ALFRED HITCHCOCK, Editor – Murderer’s Row. Dell, paperback, first printing, May 1975; reprinted January 1980.

   There perhaps is not a lot to be said for reviewing one of  these anthologies from the Hitchcock magazine. You read and enjoy this kind of story, or you don’t, and the collections seem only to sift out no more than the worst clinkers.

   Nor is there anything outstanding this time either. The best of the lot is “The Artificial Liar,” by William Brittain, on how to program a liar, with the intriguing possibility that it just may work.
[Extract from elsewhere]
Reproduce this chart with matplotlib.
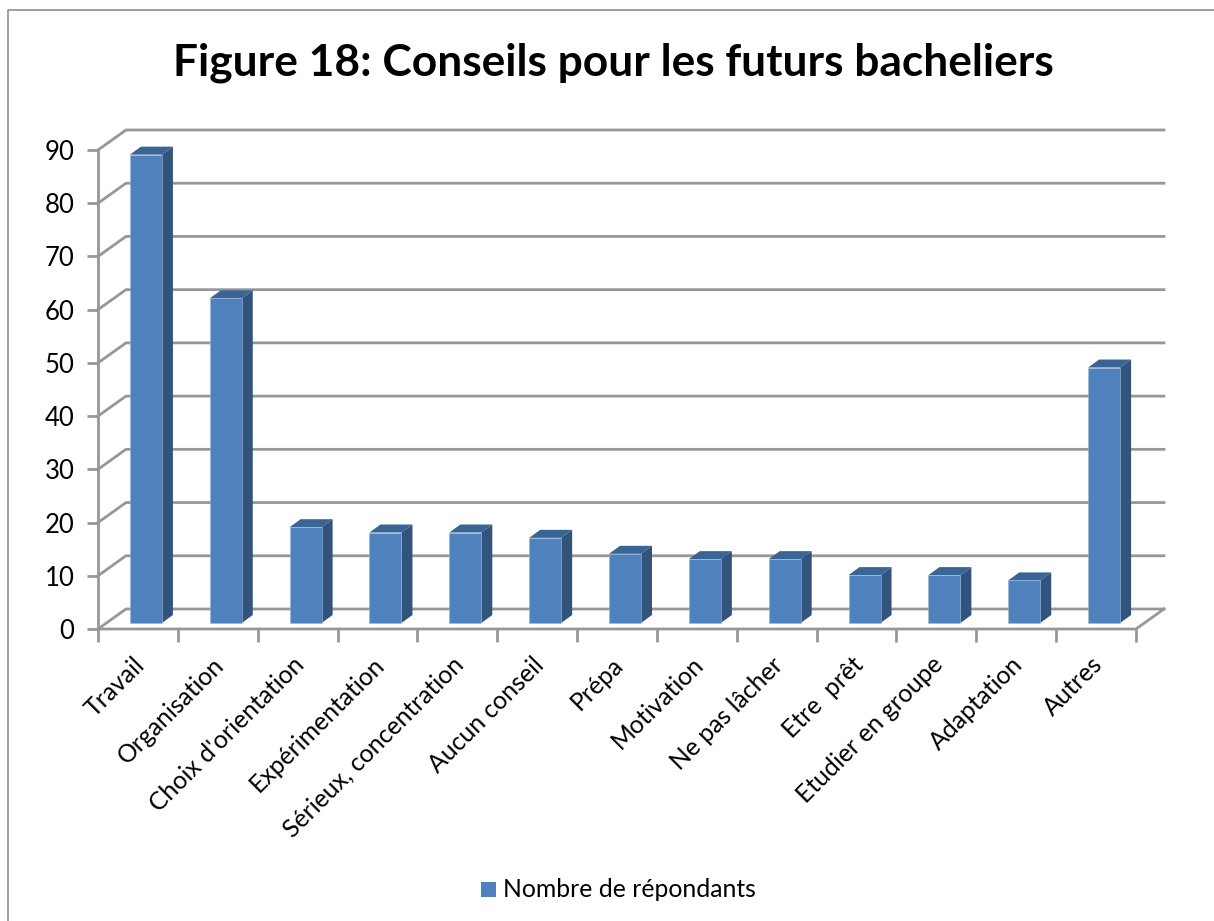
import matplotlib
matplotlib.use("Agg")
import matplotlib.pyplot as plt
from matplotlib.patches import Polygon, Rectangle
from matplotlib.lines import Line2D

categories = ["Travail", "Organisation", "Choix d'orientation", "Expérimentation",
              "Sérieux, concentration", "Aucun conseil", "Prépa", "Motivation",
              "Ne pas lâcher", "Etre  prêt", "Etudier en groupe", "Adaptation", "Autres"]
values = [88, 61, 18, 17, 17, 16, 13, 12, 12, 9, 9, 8, 48]
y_ticks = [0, 10, 20, 30, 40, 50, 60, 70, 80, 90]
series_name = "Nombre de répondants"
title = "Figure 18: Conseils pour les futurs bacheliers"

W, H = 1214, 921
FONT = ["Lato", "DejaVu Sans"]
plt.rcParams["font.family"] = FONT
fig = plt.figure(figsize=(W / 100, H / 100), dpi=100, facecolor="white")

L, R, T, B = 98, 1136, 150, 629
ax = fig.add_axes([L / W, 1 - B / H, (R - L) / W, (B - T) / H])
ax.set_xlim(-0.5, 12.5)
ax.set_ylim(0, 90)
ax.patch.set_visible(False)
for s in ax.spines.values():
    s.set_visible(False)

px = 13 / (R - L)      # data units per pixel, horizontally
py = 90 / (B - T)      # data units per pixel, vertically
GRID = "#979797"
wall_dx, wall_dy = 28 * px, 20 * py
bar_dx, bar_dy = 11 * px, 8 * py
lift = 6 * py
shift = 8 * px
width = 32 * px

x0, x1 = -0.5, 12.5
# Gridlines on the side wall and the back wall
for t in y_ticks:
    ax.plot([x0, x0 + wall_dx, x1 + wall_dx], [t, t + wall_dy, t + wall_dy],
            color=GRID, lw=2, clip_on=False, zorder=1, solid_joinstyle="miter")
# Floor: front edge and right edge; y axis
ax.plot([x0, x1, x1 + wall_dx], [0, 0, wall_dy], color=GRID, lw=2, clip_on=False, zorder=1)
ax.plot([x0, x0], [0, 90], color=GRID, lw=2, clip_on=False, zorder=1)

# Ticks
ax.set_yticks(y_ticks)
ax.set_xticks([i - 0.5 for i in range(14)])
ax.set_xticklabels([])
ax.tick_params(axis="y", length=8, width=2, color=GRID, labelsize=18.5, pad=9, labelcolor="black")
ax.tick_params(axis="x", length=9, width=2, color=GRID)

# Bars
FRONT, SIDE, TOP = "#4F81BD", "#32547C", "#3A6496"
for i, v in enumerate(values):
    xl = i + shift - width / 2
    xr = xl + width
    yb, yt = lift, v + lift
    ax.add_patch(Polygon([(xr, yb), (xr + bar_dx, yb + bar_dy), (xr + bar_dx, yt + bar_dy), (xr, yt)],
                         closed=True, fc=SIDE, ec="none", zorder=3, clip_on=False))
    ax.add_patch(Polygon([(xl, yt), (xl + bar_dx, yt + bar_dy), (xr + bar_dx, yt + bar_dy), (xr, yt)],
                         closed=True, fc=TOP, ec="none", zorder=3, clip_on=False))
bars = ax.bar([i + shift for i in range(len(values))], values, width=width, bottom=lift,
              color=FRONT, edgecolor="#9DB8D9", linewidth=0.4, zorder=4, clip_on=False)

# Category labels, rotated
for i, c in enumerate(categories):
    ax.annotate(c, xy=(i, 0), xycoords="data", xytext=(2, -23), textcoords="offset points",
                rotation=45, rotation_mode="anchor", ha="right", va="center",
                fontsize=17.8, color="black", annotation_clip=False)

# Title
fig.text(613 / W, 1 - 63 / H, title, ha="center", va="center", fontsize=31.9, fontweight="bold", color="black")

# Legend
fig.patches.append(Rectangle((481 / W, 1 - 897 / H), 15 / W, 15 / H, transform=fig.transFigure, fc=FRONT, ec="none"))
fig.text(503 / W, 1 - 889 / H, series_name, ha="left", va="center", fontsize=17.8, color="black")

# Chart frame
fig.add_artist(Line2D([8 / W, 8 / W, 1], [0, 1 - 10 / H, 1 - 10 / H], transform=fig.transFigure,
                      color="#8E8E8E", lw=1.2))

fig.savefig("out.png", dpi=100)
Fletcher Flora has a good private eye yarn, as Percy Hand proves himself to another client in “For Money Received.” Richard Deming tells a good cop story, “Nice Guy.” Intriguing is Rog Phillips’ “The Hypothetical Arsonist,” which deals with a firm calling itself Justice, Incorporated, but he flubs the story miserably.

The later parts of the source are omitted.